If you are a parent or grandparent, you might want to transfer ownership of money to a minor. One option is to establish a trust. The Uniform Transfer to Minors Act (UTMA) and the Uniform Gift to Minors Act (UGMA) offers an alternative to the trust that may be simpler and cost you less money.

These accounts allow you to invest for a child while taking advantage of his or her potentially lower tax rate. An account can be established for a child under the Uniform Gift to Minors Act (UGMA) or the Uniform Transfer to Minors Act (UTMA), depending on your state of residence. The transfers made to an account of this type are considered an irrevocable transfer to the minor in whose name the account is registered.

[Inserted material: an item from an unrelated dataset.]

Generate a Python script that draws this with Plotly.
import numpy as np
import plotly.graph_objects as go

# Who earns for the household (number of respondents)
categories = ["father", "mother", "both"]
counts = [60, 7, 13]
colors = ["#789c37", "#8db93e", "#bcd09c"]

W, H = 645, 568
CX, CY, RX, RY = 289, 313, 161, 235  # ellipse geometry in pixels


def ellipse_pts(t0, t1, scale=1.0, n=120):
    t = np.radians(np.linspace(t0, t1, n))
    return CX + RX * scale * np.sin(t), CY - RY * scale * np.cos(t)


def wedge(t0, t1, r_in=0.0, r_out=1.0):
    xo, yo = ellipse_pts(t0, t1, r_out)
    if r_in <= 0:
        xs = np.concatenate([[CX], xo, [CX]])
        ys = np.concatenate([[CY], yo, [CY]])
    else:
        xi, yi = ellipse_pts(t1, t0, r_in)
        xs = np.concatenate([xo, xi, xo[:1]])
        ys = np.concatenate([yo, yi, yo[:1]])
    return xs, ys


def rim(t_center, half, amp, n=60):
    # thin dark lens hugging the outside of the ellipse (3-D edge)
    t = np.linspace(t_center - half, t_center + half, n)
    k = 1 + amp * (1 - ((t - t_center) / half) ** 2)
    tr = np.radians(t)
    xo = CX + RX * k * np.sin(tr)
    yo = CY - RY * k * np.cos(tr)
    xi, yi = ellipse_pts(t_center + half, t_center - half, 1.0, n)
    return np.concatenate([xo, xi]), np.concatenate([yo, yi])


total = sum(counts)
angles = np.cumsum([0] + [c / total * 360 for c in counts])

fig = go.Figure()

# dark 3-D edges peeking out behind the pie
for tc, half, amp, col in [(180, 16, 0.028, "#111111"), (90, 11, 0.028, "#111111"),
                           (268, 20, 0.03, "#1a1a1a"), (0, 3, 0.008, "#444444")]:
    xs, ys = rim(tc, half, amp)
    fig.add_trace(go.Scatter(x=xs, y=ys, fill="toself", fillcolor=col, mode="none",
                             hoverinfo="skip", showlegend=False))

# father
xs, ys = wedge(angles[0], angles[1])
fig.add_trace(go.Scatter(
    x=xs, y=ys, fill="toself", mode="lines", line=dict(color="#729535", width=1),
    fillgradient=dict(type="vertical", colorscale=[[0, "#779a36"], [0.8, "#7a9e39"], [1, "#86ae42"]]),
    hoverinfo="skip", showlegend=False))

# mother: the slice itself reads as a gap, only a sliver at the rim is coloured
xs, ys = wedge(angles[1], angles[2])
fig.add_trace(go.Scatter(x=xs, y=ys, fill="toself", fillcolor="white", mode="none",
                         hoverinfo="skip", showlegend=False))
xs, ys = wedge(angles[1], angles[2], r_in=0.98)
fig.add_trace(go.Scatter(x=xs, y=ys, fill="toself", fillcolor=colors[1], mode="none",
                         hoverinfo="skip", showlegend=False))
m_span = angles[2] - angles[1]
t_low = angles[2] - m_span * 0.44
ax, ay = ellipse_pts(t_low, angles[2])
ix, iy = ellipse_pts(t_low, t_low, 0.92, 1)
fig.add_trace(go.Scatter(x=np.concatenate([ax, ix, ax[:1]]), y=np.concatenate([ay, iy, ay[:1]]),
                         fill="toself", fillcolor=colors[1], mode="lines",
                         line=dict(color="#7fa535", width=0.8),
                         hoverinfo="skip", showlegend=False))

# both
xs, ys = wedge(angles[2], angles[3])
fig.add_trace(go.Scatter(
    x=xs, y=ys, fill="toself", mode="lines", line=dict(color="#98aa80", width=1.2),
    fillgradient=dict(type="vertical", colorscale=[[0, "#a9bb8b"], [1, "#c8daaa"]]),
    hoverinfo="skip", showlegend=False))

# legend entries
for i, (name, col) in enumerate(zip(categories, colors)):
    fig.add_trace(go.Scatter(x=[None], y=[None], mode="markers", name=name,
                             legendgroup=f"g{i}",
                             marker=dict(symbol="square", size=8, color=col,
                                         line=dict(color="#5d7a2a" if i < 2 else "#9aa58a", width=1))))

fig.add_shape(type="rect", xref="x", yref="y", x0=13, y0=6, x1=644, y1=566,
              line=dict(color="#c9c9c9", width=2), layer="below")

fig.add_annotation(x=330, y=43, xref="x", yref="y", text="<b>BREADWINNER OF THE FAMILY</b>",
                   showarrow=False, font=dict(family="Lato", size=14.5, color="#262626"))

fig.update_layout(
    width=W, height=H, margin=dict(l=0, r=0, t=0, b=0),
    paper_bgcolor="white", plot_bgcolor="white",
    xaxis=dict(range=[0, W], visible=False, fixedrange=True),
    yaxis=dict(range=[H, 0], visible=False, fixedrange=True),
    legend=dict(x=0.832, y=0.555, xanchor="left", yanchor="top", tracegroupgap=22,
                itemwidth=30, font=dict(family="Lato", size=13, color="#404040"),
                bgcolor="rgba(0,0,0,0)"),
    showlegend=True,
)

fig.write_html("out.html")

These accounts are not specifically designed for college expenses, however, an increasing number of people are using UGMA/UTMA accounts as an alternative way to save for college expenses.

Who’s Eligible:

The UGMA/UTMA accounts can be established for any child under the applicable age (usually 18 or 21, but in some states it’s 25). An adult is assigned to be the custodian to manage the account for the minor’s benefit until the minor reaches the age outlined in the statute. Once the minor reaches the required age, the custodian is responsible for distributing or transferring the funds to the minor. There are no income restrictions attached to these accounts.  Furthermore, anyone is allowed to make gifts to a child’s UGMA/UTMA account.